The GST revenue growth will reach a steady normal rate only when the effect of the transitional credits are extinguished.

Monthly CGST revenues are slowly inching towards monthly SGST revenues the utilisation of the transitional credits has a greater impact on the CGST rather than the SGST. It is for this reason that GST revenue buoyancy is likely to do much better in the coming year.

 

Tough rules to prevent GST evasion:

The federal indirect tax body, at its first meeting, also decided that Aadhaar-based GST identification will now be sufficient for GST registration.

Aadhaar-based registration will not only simplify the process but also improve ease of doing business, as the entities will not be required to submit any other document to enrol.
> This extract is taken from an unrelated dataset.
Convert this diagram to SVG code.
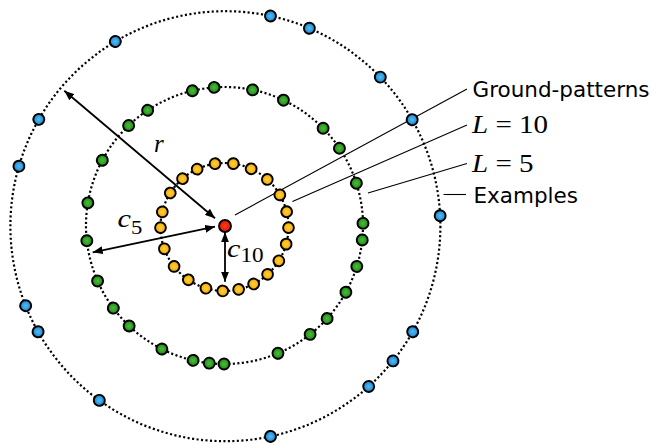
<svg xmlns="http://www.w3.org/2000/svg" xmlns:xlink="http://www.w3.org/1999/xlink" width="657" height="444" viewBox="0 0 657 444">
<style>
.ring{fill:none;stroke:#000;stroke-width:2.2;stroke-dasharray:2.1 2.4}
.lead{stroke:#000;stroke-width:1.1;fill:none}
.arr{stroke:#000;stroke-width:1.8;fill:none;marker-start:url(#ah);marker-end:url(#ah)}
.sans{font-family:"DejaVu Sans","Verdana",sans-serif;font-size:21.5px;fill:#000}
.math{font-family:"Liberation Serif","Times New Roman",serif;fill:#000}
.it{font-style:italic}
</style>
<defs>
<radialGradient id="gB" cx="50%" cy="50%" r="50%"><stop offset="0" stop-color="#55bdf2"/><stop offset="1" stop-color="#1a86d0"/></radialGradient>
<radialGradient id="gG" cx="50%" cy="50%" r="50%"><stop offset="0" stop-color="#4cbc3c"/><stop offset="1" stop-color="#1e8a14"/></radialGradient>
<radialGradient id="gO" cx="50%" cy="50%" r="50%"><stop offset="0" stop-color="#ffd23c"/><stop offset="1" stop-color="#f4a600"/></radialGradient>
<radialGradient id="gR" cx="50%" cy="50%" r="50%"><stop offset="0" stop-color="#ff3a20"/><stop offset="1" stop-color="#dc1800"/></radialGradient>
<circle id="dB" r="5.5" fill="url(#gB)" stroke="#000" stroke-width="1.9"/>
<circle id="dG" r="5.5" fill="url(#gG)" stroke="#000" stroke-width="1.9"/>
<circle id="dO" r="5.4" fill="url(#gO)" stroke="#000" stroke-width="1.9"/>
<marker id="ah" viewBox="0 0 10 8" refX="10" refY="4" markerWidth="10" markerHeight="8" markerUnits="userSpaceOnUse" orient="auto-start-reverse"><path d="M0,0 L10,4 L0,8 z" fill="#000"/></marker>
</defs>
<rect width="657" height="444" fill="#fff"/>
<g id="rings">
<circle class="ring" cx="225.4" cy="226.2" r="215"/>
<circle class="ring" cx="224.5" cy="225.5" r="138.5"/>
<circle class="ring" cx="224.5" cy="227" r="64"/>
</g>
<g id="connectors">
<line class="lead" x1="235" y1="215" x2="467" y2="89"/>
<line class="lead" x1="292.5" y1="201.5" x2="467" y2="125"/>
<line class="lead" x1="368" y1="193" x2="467" y2="163.5"/>
<line class="lead" x1="443.5" y1="194.5" x2="466" y2="194.5"/>
<line class="arr" x1="64.3" y1="90.7" x2="215" y2="218.3"/>
<line class="arr" x1="92.7" y1="252.3" x2="215" y2="226.7"/>
<line class="arr" x1="225" y1="232.3" x2="225" y2="281.7"/>
</g>
<g id="examples">
<g id="b1"><use xlink:href="#dB" transform="translate(225.4 226.2) rotate(-77.9) translate(215 0)"/></g>
<g id="b2"><use xlink:href="#dB" transform="translate(225.4 226.2) rotate(-67) translate(215 0)"/></g>
<g id="b3"><use xlink:href="#dB" transform="translate(225.4 226.2) rotate(-43.9) translate(215 0)"/></g>
<g id="b4"><use xlink:href="#dB" transform="translate(225.4 226.2) rotate(-29.7) translate(215 0)"/></g>
<g id="b5"><use xlink:href="#dB" transform="translate(225.4 226.2) rotate(-2.8) translate(215 0)"/></g>
<g id="b6"><use xlink:href="#dB" transform="translate(225.4 226.2) rotate(29.4) translate(215 0)"/></g>
<g id="b7"><use xlink:href="#dB" transform="translate(225.4 226.2) rotate(38.8) translate(215 0)"/></g>
<g id="b8"><use xlink:href="#dB" transform="translate(225.4 226.2) rotate(48.2) translate(215 0)"/></g>
<g id="b9"><use xlink:href="#dB" transform="translate(225.4 226.2) rotate(77.9) translate(215 0)"/></g>
<g id="b10"><use xlink:href="#dB" transform="translate(225.4 226.2) rotate(125.9) translate(215 0)"/></g>
<g id="b11"><use xlink:href="#dB" transform="translate(225.4 226.2) rotate(150.6) translate(215 0)"/></g>
<g id="b12"><use xlink:href="#dB" transform="translate(225.4 226.2) rotate(158.3) translate(215 0)"/></g>
<g id="b13"><use xlink:href="#dB" transform="translate(225.4 226.2) rotate(196.2) translate(215 0)"/></g>
<g id="b14"><use xlink:href="#dB" transform="translate(225.4 226.2) rotate(209.8) translate(215 0)"/></g>
<g id="b15"><use xlink:href="#dB" transform="translate(225.4 226.2) rotate(239.2) translate(215 0)"/></g>
</g>
<g id="level5">
<g id="g1"><use xlink:href="#dG" transform="translate(224.5 225.5) rotate(-103.4) translate(138.5 0)"/></g>
<g id="g2"><use xlink:href="#dG" transform="translate(224.5 225.5) rotate(-94.3) translate(138.5 0)"/></g>
<g id="g3"><use xlink:href="#dG" transform="translate(224.5 225.5) rotate(-78.3) translate(138.5 0)"/></g>
<g id="g4"><use xlink:href="#dG" transform="translate(224.5 225.5) rotate(-64.8) translate(138.5 0)"/></g>
<g id="g5"><use xlink:href="#dG" transform="translate(224.5 225.5) rotate(-44.6) translate(138.5 0)"/></g>
<g id="g6"><use xlink:href="#dG" transform="translate(224.5 225.5) rotate(-33.9) translate(138.5 0)"/></g>
<g id="g7"><use xlink:href="#dG" transform="translate(224.5 225.5) rotate(-17.8) translate(138.5 0)"/></g>
<g id="g8"><use xlink:href="#dG" transform="translate(224.5 225.5) rotate(-0.9) translate(138.5 0)"/></g>
<g id="g9"><use xlink:href="#dG" transform="translate(224.5 225.5) rotate(6) translate(138.5 0)"/></g>
<g id="g10"><use xlink:href="#dG" transform="translate(224.5 225.5) rotate(17.2) translate(138.5 0)"/></g>
<g id="g11"><use xlink:href="#dG" transform="translate(224.5 225.5) rotate(28.8) translate(138.5 0)"/></g>
<g id="g12"><use xlink:href="#dG" transform="translate(224.5 225.5) rotate(42.2) translate(138.5 0)"/></g>
<g id="g13"><use xlink:href="#dG" transform="translate(224.5 225.5) rotate(51.8) translate(138.5 0)"/></g>
<g id="g14"><use xlink:href="#dG" transform="translate(224.5 225.5) rotate(67.3) translate(138.5 0)"/></g>
<g id="g15"><use xlink:href="#dG" transform="translate(224.5 225.5) rotate(90.2) translate(138.5 0)"/></g>
<g id="g16"><use xlink:href="#dG" transform="translate(224.5 225.5) rotate(96.3) translate(138.5 0)"/></g>
<g id="g17"><use xlink:href="#dG" transform="translate(224.5 225.5) rotate(103.1) translate(138.5 0)"/></g>
<g id="g18"><use xlink:href="#dG" transform="translate(224.5 225.5) rotate(116.9) translate(138.5 0)"/></g>
<g id="g19"><use xlink:href="#dG" transform="translate(224.5 225.5) rotate(133.5) translate(138.5 0)"/></g>
<g id="g20"><use xlink:href="#dG" transform="translate(224.5 225.5) rotate(143.4) translate(138.5 0)"/></g>
<g id="g21"><use xlink:href="#dG" transform="translate(224.5 225.5) rotate(156.4) translate(138.5 0)"/></g>
<g id="g22"><use xlink:href="#dG" transform="translate(224.5 225.5) rotate(173.7) translate(138.5 0)"/></g>
<g id="g23"><use xlink:href="#dG" transform="translate(224.5 225.5) rotate(189.4) translate(138.5 0)"/></g>
<g id="g24"><use xlink:href="#dG" transform="translate(224.5 225.5) rotate(208.1) translate(138.5 0)"/></g>
<g id="g25"><use xlink:href="#dG" transform="translate(224.5 225.5) rotate(226.2) translate(138.5 0)"/></g>
<g id="g26"><use xlink:href="#dG" transform="translate(224.5 225.5) rotate(236.3) translate(138.5 0)"/></g>
</g>
<g id="level10">
<g id="o1"><use xlink:href="#dO" transform="translate(224.5 227) rotate(-115.3) translate(64 0)"/></g>
<g id="o2"><use xlink:href="#dO" transform="translate(224.5 227) rotate(-98.5) translate(64 0)"/></g>
<g id="o3"><use xlink:href="#dO" transform="translate(224.5 227) rotate(-82.1) translate(64 0)"/></g>
<g id="o4"><use xlink:href="#dO" transform="translate(224.5 227) rotate(-65.4) translate(64 0)"/></g>
<g id="o5"><use xlink:href="#dO" transform="translate(224.5 227) rotate(-48) translate(64 0)"/></g>
<g id="o6"><use xlink:href="#dO" transform="translate(224.5 227) rotate(-30.1) translate(64 0)"/></g>
<g id="o7"><use xlink:href="#dO" transform="translate(224.5 227) rotate(-13.8) translate(64 0)"/></g>
<g id="o8"><use xlink:href="#dO" transform="translate(224.5 227) rotate(0.6) translate(64 0)"/></g>
<g id="o9"><use xlink:href="#dO" transform="translate(224.5 227) rotate(15.5) translate(64 0)"/></g>
<g id="o10"><use xlink:href="#dO" transform="translate(224.5 227) rotate(31.9) translate(64 0)"/></g>
<g id="o11"><use xlink:href="#dO" transform="translate(224.5 227) rotate(47.7) translate(64 0)"/></g>
<g id="o12"><use xlink:href="#dO" transform="translate(224.5 227) rotate(62.9) translate(64 0)"/></g>
<g id="o13"><use xlink:href="#dO" transform="translate(224.5 227) rotate(77.2) translate(64 0)"/></g>
<g id="o14"><use xlink:href="#dO" transform="translate(224.5 227) rotate(91.6) translate(64 0)"/></g>
<g id="o15"><use xlink:href="#dO" transform="translate(224.5 227) rotate(106.9) translate(64 0)"/></g>
<g id="o16"><use xlink:href="#dO" transform="translate(224.5 227) rotate(124.4) translate(64 0)"/></g>
<g id="o17"><use xlink:href="#dO" transform="translate(224.5 227) rotate(142) translate(64 0)"/></g>
<g id="o18"><use xlink:href="#dO" transform="translate(224.5 227) rotate(160.1) translate(64 0)"/></g>
<g id="o19"><use xlink:href="#dO" transform="translate(224.5 227) rotate(179.4) translate(64 0)"/></g>
<g id="o20"><use xlink:href="#dO" transform="translate(224.5 227) rotate(193.7) translate(64 0)"/></g>
<g id="o21"><use xlink:href="#dO" transform="translate(224.5 227) rotate(212.1) translate(64 0)"/></g>
<g id="o22"><use xlink:href="#dO" transform="translate(224.5 227) rotate(229) translate(64 0)"/></g>
</g>
<g id="ground-pattern">
<circle cx="225" cy="226" r="6" fill="url(#gR)" stroke="#000" stroke-width="1.9"/>
</g>
<g id="labels">
<text class="math it" x="154" y="151.7" font-size="25">r</text>
<text class="math" transform="translate(117.5 226.7) scale(1.16 1)" font-size="26"><tspan class="it">c</tspan><tspan font-size="19.5" dy="7.3">5</tspan></text>
<text class="math" transform="translate(227 256.7) scale(1.16 1)" font-size="26"><tspan class="it">c</tspan><tspan font-size="20" dy="5.6">10</tspan></text>
<text class="sans" x="472.5" y="97">Ground-patterns</text>
<text class="math" transform="translate(472 133.3) scale(1.16 1)" font-size="25"><tspan class="it">L</tspan> = 10</text>
<text class="math" transform="translate(472 171.7) scale(1.16 1)" font-size="25"><tspan class="it">L</tspan> = 5</text>
<text class="sans" x="473.5" y="202.5">Examples</text>
</g>
</svg>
As part of its anti-tax evasion measures, the Council said that if businesses and merchants guilty of pocketing the benefits of tax cuts meant for consumers do not return the amount amassed illegally within 30 days, they will have to pay a 10% penalty of the profiteered amount.

They have to return the entire amount to the consumer or deposit the money in the consumers’ welfare funds.

Despite demands of tax cuts from the industry, the Council focused on anti-evasion measures and simplification of rules.

Proposals to slash tax rates on electric vehicles, battery chargers and leasing of electric vehicles were referred to the fitment committee for consideration. On taxation of lotteries, the Council decided to seek the attorney general’s view.

 

Policy measures needed in the Way Forward:

  • First, the revenue performance of the composition dealer has been disappointing.
  • Therefore, the imposition of duty on the composition dealers levied on the Reverse Charge Mechanism (RCM) basis could be an important anti-evasion measure going forward.
  • Second, the introduction of the new GST annual return form and matching of invoices will substantially improve compliance.
  • Third, the GST taxable base must be expanded to include petroleum products (especially aviation turbine fuel and natural gas in the first round), then bring in real estate and electricity.
  • Fourth, greater coordination between investigation agencies in the CBDT and CBIC could yield better results.
  • The I-T department has already incorporated GST registration and turnover information in their return formats.
  • Finally, the policy to improve revenue buoyancy has to be data driven.

 

 

Conclusion:

Today, detailed sector-wise analysis of revenue is hampered by lack of separate data on the sectoral profile of the new registrants and of separate revenue trends for goods and services.

There is a perception in many States that revenue from services has lagged expectations. This can be rectified by a small modification in the format of the GST annual return.

This modification would require companies to indicate the HSN (Harmonised System of Nomenclature) code in eight digits in respect of goods supplied by them and accounting codes of each of the services provided.

A further surge in GST revenue will happen once land and real estate is brought under the GST net.

This will clean up the land market and the revenue gains will be more on the direct tax side as more transactions are reported under GST.

The implementation of GST similarly has seen transitional difficulties coming to the forefront in the initial period. Hopefully, in future, we will see the GST yield more of the promised nectar.